Все пираты были свидетелями его слабости, его унижений, его болезни. В живых не должен остаться ни один. Это нарушило бы его план, созревший в Милетах: позорная сплетня о его поездке к Никомеду перестанет ползти и шипеть, если он даст всем другую новость.

Наконец очередь дошла до Пастуха. Тот не выл, не кричал, не проклинал, не заискивал. Просто смотрел тяжелым, потухшим взглядом, ожидая своей очереди. Несколько мгновений Цезарь думал о том, не помиловать ли этого человека, ведь он — его спас. Но этот человек тоже видел его слабым и униженным.

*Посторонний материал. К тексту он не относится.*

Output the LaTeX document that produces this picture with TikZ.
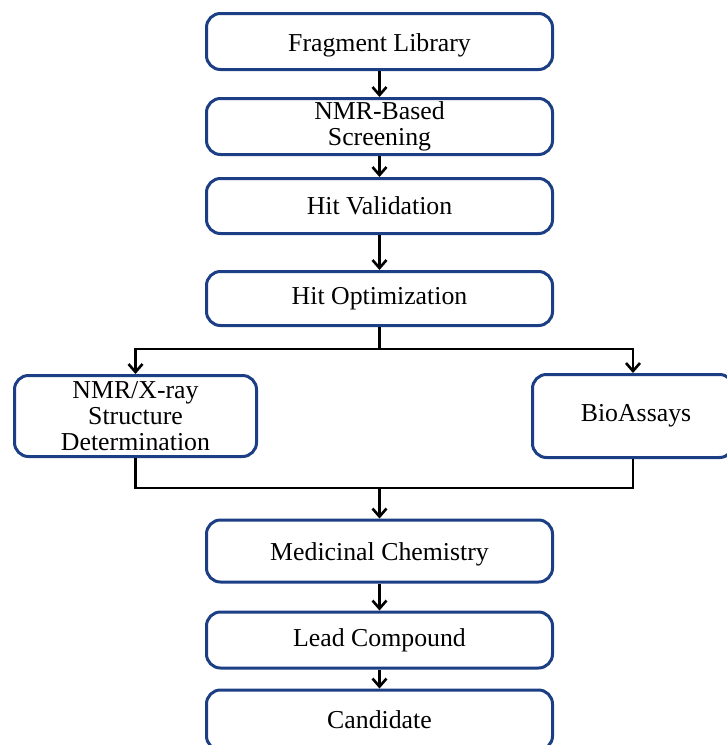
\documentclass[tikz,border=0pt]{standalone}
\usepackage{fontspec}
\setmainfont{Liberation Serif}
\usetikzlibrary{arrows.meta}
\definecolor{boxblue}{RGB}{28,62,132}
\tikzset{
  stepbox/.style={draw=boxblue, line width=3pt, rounded corners=14pt, fill=white,
    align=center, inner sep=0pt, text=black,
    font=\fontsize{25.8}{26.3}\selectfont},
  conn/.style={draw=black, line width=2.6pt},
  arr/.style={conn, -{Straight Barb[length=8pt,width=14pt,line width=2.6pt]}}
}
\begin{document}
\begin{tikzpicture}[x=1pt,y=-1pt]
\clip (0,0) rectangle (727,745);
\useasboundingbox (0,0) rectangle (727,745);
\node[stepbox, minimum width=346pt, minimum height=56pt] (frag) at (379.5,41.5) {\raisebox{-4pt}[\height][\depth]{Fragment Library}};
\node[stepbox, minimum width=346pt, minimum height=56pt] (nmr) at (379.5,126.5) {NMR-Based\\Screening};
\node[stepbox, minimum width=346pt, minimum height=55pt] (hitv) at (379.5,206) {Hit Validation};
\node[stepbox, minimum width=346pt, minimum height=54pt] (hito) at (379.5,298.5) {Hit Optimization};
\node[stepbox, minimum width=242pt, minimum height=81pt] (xray) at (135.5,416) {NMR/X-ray\\Structure\\Determination};
\node[stepbox, minimum width=201pt, minimum height=83pt] (bio) at (633,416) {\hspace*{6pt}BioAssays};
\node[stepbox, minimum width=346pt, minimum height=62pt] (med) at (379.5,551) {\raisebox{-3pt}[\height][\depth]{Medicinal Chemistry}};
\node[stepbox, minimum width=346pt, minimum height=56pt] (lead) at (379.5,640) {Lead Compound};
\node[stepbox, minimum width=346pt, minimum height=60pt] (cand) at (379.5,720) {Candidate};
\coordinate (split) at (379.5,349);
\coordinate (join) at (379.5,488);
\draw[arr] (frag.south) -- (nmr.north);
\draw[arr] (nmr.south) -- (hitv.north);
\draw[arr] (hitv.south) -- (hito.north);
\draw[conn] (hito.south) -- (split);
\draw[arr] (split) -| (xray.north);
\draw[arr] (split) -| (bio.north);
\draw[conn] (xray.south) |- (join);
\draw[conn] (bio.south) |- (join);
\draw[arr] (join) -- (med.north);
\draw[arr] (med.south) -- (lead.north);
\draw[arr] (lead.south) -- (cand.north);
\end{tikzpicture}
\end{document}
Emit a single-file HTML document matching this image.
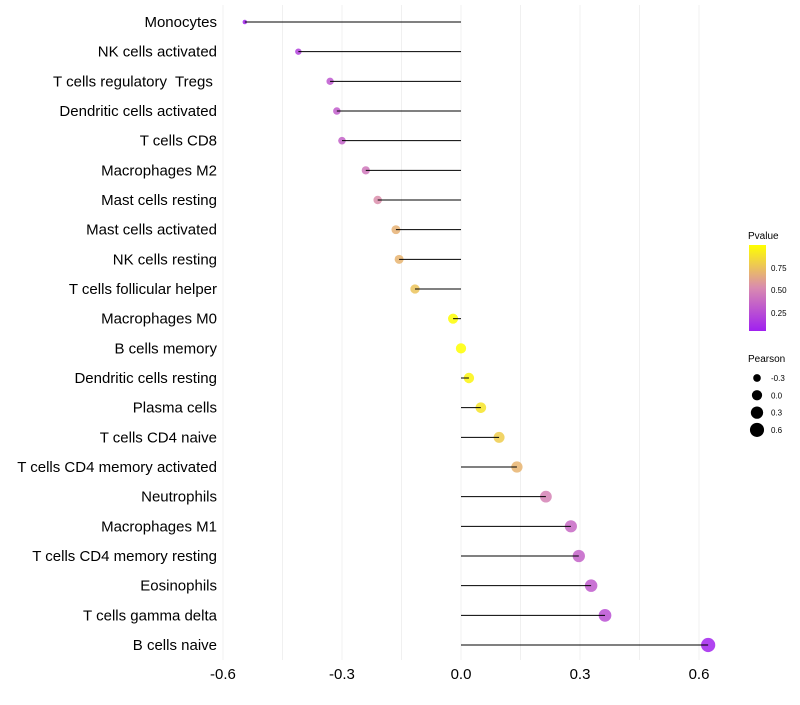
<!DOCTYPE html>
<html><head><meta charset="utf-8"><style>
body{margin:0;background:#fff;font-family:"Liberation Sans",Arial,sans-serif;}
svg text{font-family:"Liberation Sans",Arial,sans-serif;white-space:pre;}
</style></head><body>
<svg id="chart" width="800" height="700" xmlns="http://www.w3.org/2000/svg">
<defs><linearGradient id="pg" x1="0" y1="1" x2="0" y2="0">
<stop offset="0" stop-color="#a020f0"/><stop offset="0.5" stop-color="#d98ab0"/><stop offset="1" stop-color="#ffff00"/></linearGradient></defs>
<g id="grid"></g><g id="dots"></g><g id="marks"></g><g id="labels"></g>
<g>
<text x="748" y="239" font-size="10" fill="#000">Pvalue</text>
<rect x="749" y="245" width="17" height="86" fill="url(#pg)"/>
<text x="771" y="271" font-size="8">0.75</text>
<text x="771" y="293" font-size="8">0.50</text>
<text x="771" y="316" font-size="8">0.25</text>
<text x="748" y="362" font-size="10">Pearson</text>
<g id="sizeleg"></g>
</g>
</svg>
<script>
const categories=["Monocytes","NK cells activated","T cells regulatory  Tregs ","Dendritic cells activated","T cells CD8","Macrophages M2","Mast cells resting","Mast cells activated","NK cells resting","T cells follicular helper","Macrophages M0","B cells memory","Dendritic cells resting","Plasma cells","T cells CD4 naive","T cells CD4 memory activated","Neutrophils","Macrophages M1","T cells CD4 memory resting","Eosinophils","T cells gamma delta","B cells naive"];
const pearson=[-0.545,-0.41,-0.33,-0.313,-0.30,-0.24,-0.21,-0.164,-0.156,-0.116,-0.02,0.0,0.02,0.05,0.096,0.141,0.214,0.277,0.297,0.328,0.363,0.623];
const pvalue=[0.02,0.15,0.25,0.28,0.3,0.4,0.5,0.65,0.66,0.72,0.96,0.99,0.93,0.86,0.76,0.66,0.45,0.33,0.3,0.27,0.22,0.02];
const xTicks=[-0.6,-0.3,0.0,0.3,0.6];
const sizeLegend=[-0.3,0.0,0.3,0.6];
const NS="http://www.w3.org/2000/svg";
const x=v=>461+v*396.7;
const y=i=>22+i*29.667;
const r=v=>Math.sqrt(Math.max(2,5+39*(v+0.545)));
function hex(c){return[parseInt(c.slice(1,3),16),parseInt(c.slice(3,5),16),parseInt(c.slice(5,7),16)];}
const stops=[[0,hex("#a020f0")],[0.5,hex("#d98ab0")],[1,hex("#ffff00")]];
function col(p){const t=Math.min(1,Math.max(0,p/0.97));let a=t<0.5?stops[0]:stops[1],b=t<0.5?stops[1]:stops[2];const f=(t-a[0])/(b[0]-a[0]);return"rgb("+a[1].map((v,k)=>Math.round(v+(b[1][k]-v)*f)).join(",")+")";}
function mk(tag,at,parent){const e=document.createElementNS(NS,tag);for(const k in at)e.setAttribute(k,at[k]);document.getElementById(parent).appendChild(e);return e;}
for(let v=-0.6;v<=0.651;v+=0.15){const g=mk("line",{x1:x(v),x2:x(v),y1:5,y2:660,stroke:"#f0f0f0","stroke-width":1},"grid");

}
xTicks.forEach(t=>{const e=mk("text",{x:x(t),y:679,"font-size":15,"text-anchor":"middle",fill:"#000"},"labels");e.textContent=t.toFixed(1);

});
categories.forEach((c,i)=>{
const t=mk("text",{x:217,y:y(i)+5,"font-size":15,"text-anchor":"end",fill:"#000"},"labels");t.textContent=c;


const d=mk("circle",{cx:x(pearson[i]),cy:y(i),r:r(pearson[i]),fill:col(pvalue[i]),"fill-opacity":0.85},"dots");


const l=mk("line",{x1:x(0),x2:x(pearson[i]),y1:y(i),y2:y(i),stroke:"#000","stroke-width":1},"marks");


});
sizeLegend.forEach((v,i)=>{const cy=378+i*17.3;
const c=mk("circle",{cx:757,cy:cy,r:r(v),fill:"#000"},"sizeleg");


const t=mk("text",{x:771,y:cy+3,"font-size":8},"sizeleg");t.textContent=v.toFixed(1);

});
</script>
</body></html>
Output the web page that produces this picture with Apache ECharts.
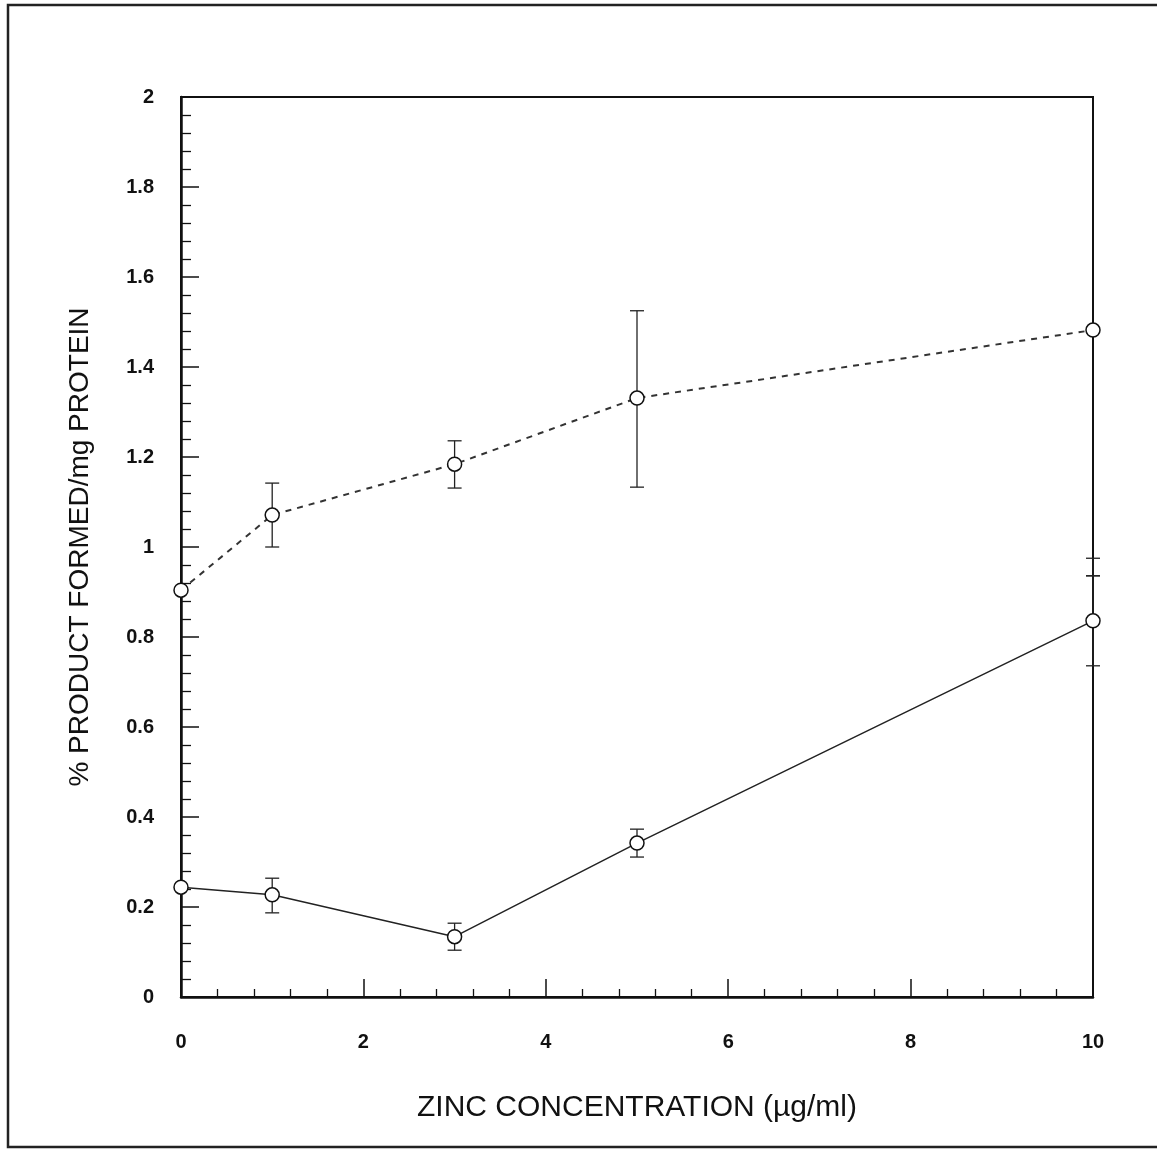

Юлий колебался целое мгновение, и оно показалось ему вечностью. Милетцы переглядывались нетерпеливо.

— Я решил помиловать тебя, — сказал наконец киликийцу Цезарь. — Развяжите его.

Пастух опустился на землю, словно у него ослабели колени, закрыл лицо руками, и заплакал, и забормотал что-то на своем языке. Цезарь возвышался над ним и старался выглядеть соответственно моменту: стоял немного неестественно, выпятив грудь, положив ладонь на рукоять нового, подаренного губернатором гладиуса[62]. В мозгу пронеслось упоительное: Гай Юлий Цезарь принимает благодарность помилованного врага. Сцена, достойная Гомера! Отмщение пиратам не вызвало в нем столь же острого, сладостного чувства, а вот подаренная кому-то жизнь — тут он впервые понял — абсолютно равняет тебя с богами!

К сожалению, эта приятная сцена длилась совсем недолго.

Армянин резко поднял заросшее черной щетиной, залитое слезами лицо. Его голос был прерывист и хрипл:

— Я оплакиваю себя, римлянин! Ты ничего не понял…

И молниеносно, прежде чем кто-либо успел что-то понять, выхватил из своего киликийского сапога пастуший нож и вогнал лезвие себе в горло.

Цезарь больше не чувствовал себя сродни богам. Ему словно дали пощечину — хлесткую, унизительную. Плевать хотел этот варвар на его помилование! Да еще — при всех!

Труп Пастуха бросили на берегу, у самой кромки воды.

Милетские галеры быстро отошли от острова. Вслед им неслись вой и вопли умирающих, и дикие вскрики чаек, словно и они были распяты, и блеяние брошенных овец и коз. Прочь! Но Цезарь заставил себя стоять на корме и смотреть и слушать, пока проклятый остров с мачтами его проклятых кораблей не истаял вдали. Чтобы вот так же он истаял и в его памяти.

На обеде у губернатора в Милетах он единственный раз в своей жизни, незаметно для себя очень сильно напился. И, кажется, наговорил много лишнего. А впрочем, он не помнил.

Рабу Аристофану он дал свободу, но тот не пожелал оставлять своего господина, и вместе они добрались наконец до Родоса, где Цезарь на занятые в Милете под долговую расписку деньги осуществил свою давнюю мечту — совершенствоваться в ораторском искусстве у знаменитого Аполлония Моло.

*

Цезарь позвал раба — заменить чадившие светильники. Тот бесшумно выполнял приказ, а он думал… За эти годы он завоевал огромную свирепую Галлию, в его войнах пали миллионы варваров и сограждан! Он, наверняка, избран, это боги дали ему в руки право распоряжаться сотнями тысяч судеб, это они возвысили его над смертными. Но Цезарь сам не понимал, почему он сейчас, в ночь мартовских ид, накануне решающего, назначенного им заседания Сената, которое определит все будущее Рима, вспоминает не о своих великолепных триумфах, а о том последнем тяжелом взгляде киликийца и вообще о проклятом острове. Где единственный раз в жизни он был рабом, но зато и впервые в жизни ненадолго ощутил себя богом: в руках его впервые оказалась власть — дать чьей-то жизни продолжиться или же прекратить ее.

Его расчет, что Рим забудет прежнюю грязную сплетню и будет говорить о нем другое, оказался верным. Почти верным. Новый слух докатился до Форума.

— Слыхали? Молодой Юлий… Ну, тот, который… это… в Вифинии… с Никомедом, помните? Не поверите: он в одиночку взял в плен десятки фармакусских пиратов!